Wayne son writes on CIA Afghan tragedy
By Steve Herring
Published in News on August 14, 2011 1:50 AM
Submitted photo
Joby Warrick, a Wayne County native, stands in front of an Afghan building. He has published a book on the death of seven CIA agents.
Journalist Joby Warrick's entrance into the Afghan city of Khost was aboard a helicopter full of pardoned Taliban who didn't look or sound as repentant as they professed to be.
Warrick's arrival in the volatile border region next to Pakistan was both a "thrilling and spooky" part of his journey to unearth how a triple agent had managed to work his way into the confidence of the CIA to carry out a terrorist bombing that killed 10 people.
While it sounds like the plot for a best-selling spy novel, it is the basis for "The Triple Agent," a nonfiction book by Warrick, a Wayne County native and a 14-year veteran Washington Post reporter.
While nonfiction, the book is written like a novel as realistically as possible and is very fine-detailed, Warrick said.
On Dec. 30, 2009, news first broke that hinted that something had gone badly wrong and that a suicide bomber had killed several CIA agents, Warrick said.
Humam al-Balaw, a Jordanian doctor, had been arrested by intelligence officials in Jordan in early 2009. During the interrogations, he "flipped" and offered to become a double agent and travel to Pakistan's lawless tribal regions to help the CIA penetrate al-Qaida.
He provided details of his work in that area and was being brought to the camp in Khost when he exploded the bomb, killing seven CIA agents, a Jordanian intelligence officer, an Afghan driver and himself.
It was the worst loss of CIA agents since eight were killed in the 1983 bombing of the U.S. Embassy in Beirut.
Warrick, who writes about the intelligence community for the Post, said he was intrigued and fascinated by what happened and was granted a sabbatical from the Post to follow the story.
His quest to make sense of the events led him across the country to Khost and to the Jordanian home of the bomber, where he interviewed the man's family.
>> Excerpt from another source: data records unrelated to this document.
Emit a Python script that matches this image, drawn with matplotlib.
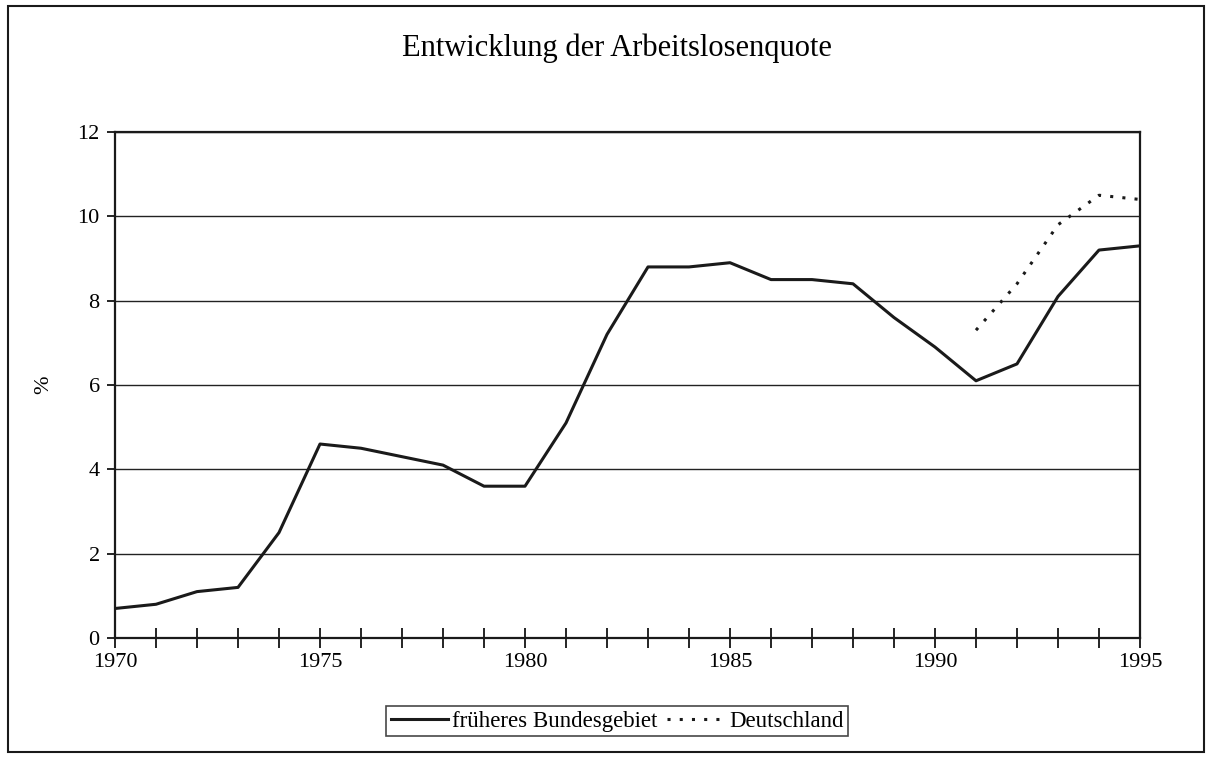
import matplotlib
matplotlib.use("Agg")
import matplotlib.pyplot as plt
from matplotlib.patches import Rectangle

plt.rcParams['font.family'] = ['Liberation Serif', 'DejaVu Serif']

years = list(range(1970, 1996))
frueheres = [0.7, 0.8, 1.1, 1.2, 2.5, 4.6, 4.5, 4.3, 4.1, 3.6, 3.6, 5.1, 7.2,
             8.8, 8.8, 8.9, 8.5, 8.5, 8.4, 7.6, 6.9, 6.1, 6.5, 8.1, 9.2, 9.3]
de_years = [1991, 1992, 1993, 1994, 1995]
deutschland = [7.3, 8.4, 9.8, 10.5, 10.4]
y_ticks = [0, 2, 4, 6, 8, 10, 12]
x_label_years = [1970, 1975, 1980, 1985, 1990, 1995]

fig = plt.figure(figsize=(12.09, 7.59), dpi=100)
W, H = 1209, 759
ax = fig.add_axes([115 / W, 1 - 638 / H, (1140 - 115) / W, (638 - 132) / H])

ax.plot(years, frueheres, color='#1a1a1a', lw=2.2, label='früheres Bundesgebiet')
ax.plot(de_years, deutschland, color='#1a1a1a', lw=2.2, linestyle=(0, (1, 3)),
        label='Deutschland')

ax.set_xlim(1970, 1995)
ax.set_ylim(0, 12)
ax.set_yticks(y_ticks)
ax.set_xticks(years)
ax.set_xticklabels([str(y) if y in x_label_years else '' for y in years])
ax.tick_params(axis='x', direction='inout', length=14, width=1.2, pad=4, labelsize=16)
ax.tick_params(axis='y', direction='out', length=6, width=1.2, pad=5, labelsize=16)
ax.yaxis.grid(True, color='#222222', lw=1)
ax.set_axisbelow(True)
for s in ax.spines.values():
    s.set_linewidth(1.6)
    s.set_color('#1a1a1a')

ax.set_ylabel('%', fontsize=16)
ax.yaxis.set_label_coords(-62 / 1025, 0.5)
fig.text(617 / W, 1 - 48 / H, 'Entwicklung der Arbeitslosenquote', ha='center',
         va='center', fontsize=22)

leg = fig.legend(loc='center', bbox_to_anchor=(617 / W, 1 - 721 / H), ncol=2,
                 fontsize=16.5, frameon=True, fancybox=False, handlelength=2.5,
                 handletextpad=0.2, columnspacing=0.4, borderpad=0.2,
                 borderaxespad=0)
leg.get_frame().set_edgecolor('#1a1a1a')
leg.get_frame().set_linewidth(1.2)

fig.patches.append(Rectangle((8 / W, 1 - 752 / H), (1204 - 8) / W, (752 - 6) / H,
                             transform=fig.transFigure, fill=False,
                             edgecolor='#1a1a1a', lw=1.5))

fig.savefig('out.png', dpi=100)
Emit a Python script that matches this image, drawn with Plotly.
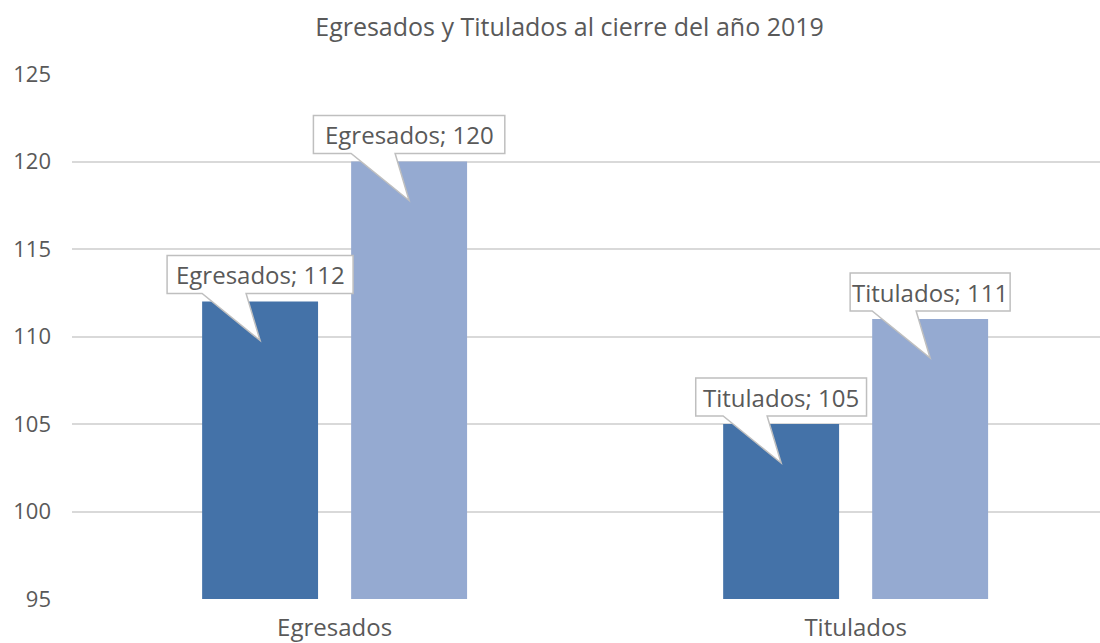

He spent nearly a year tracking the story and al-Balaw's movements.
"I think (my family is) glad the research part of it is over," Warrick said. "I think they were anxious -- I went to some crazy places. They are glad that I am back in the country."
The research for the book included that helicopter trip to Khost with the Taliban prisoners, who were being released because they had been deemed amicable to reform and were being sent home.
It was a way to "win the hearts of minds," Warrick said, since the prisoners in question had also been vetted and found to be in the lower Taliban ranks and less dangerous.
He said they looked like something out of the "Star Wars" cantina scene because of the way they were dressed.
"In conversation they didn't seem all that reformed. They still hated us and wanted us out of there," he said.
His travels also took him to Jordan, but as an American, there were some places that Warrick said he could not go. In those cases, he hired colleagues in other countries who had done stringer work for The Post.
The Jordanian intelligence agency is friendly to the U.S. and helped arrange the meeting with al-Balaw's family. At first, the family was not interested in being interviewed. However, Warrick said his interpreter was good and was able to convince them to talk with him.
"The family was curious, just like the rest of the world, as to what happened and why," Warrick said. "They were as curious as we were. They were interested in exchanging information. Once they felt they could trust me, they showed me his passport and other information."
The bomber, who had been a prolific blogger on jihad and al-Qaida websites, was also a source of information, he said. Al-Balaw wrote about his views and had even put together five or six videotapes of questions and answers of what he did and why he did it.
Warrick said it took about six months to write his book -- an "excruciating experience" and a pretty compressed time frame for this type of publication.
Events continued to unfold while the book was being written including the death of Osama bin Laden, which forced Warrick to add another chapter to his book.
Some of the agency officers who died in the 2009 attack had been involved in the search for bin Laden. So, bin Laden's death this year was vindication for those who were left behind, he said.
It has been a demanding time keeping up his reporting duties while at the same time being in demand for interviews and television appearances, he said.
Warrick is the son of the Rev. and Mrs. Eugene Warrick of Grantham and the grandson of the late Dr. and Mrs. Luby Warrick, who lived in the Grantham area, and the late Mr. and Mrs. J.B. Dupree, who lived in Angier.
A graduate of Temple University, Warrick shared the Pulitzer Prize for the series "Boss Hog" published in the Raleigh News and Observer in the 1990s. He joined the Post in 1996 having previously worked for United Press International in Vienna, the Philadelphia Inquirer and Delaware County (Pa.) Daily Times.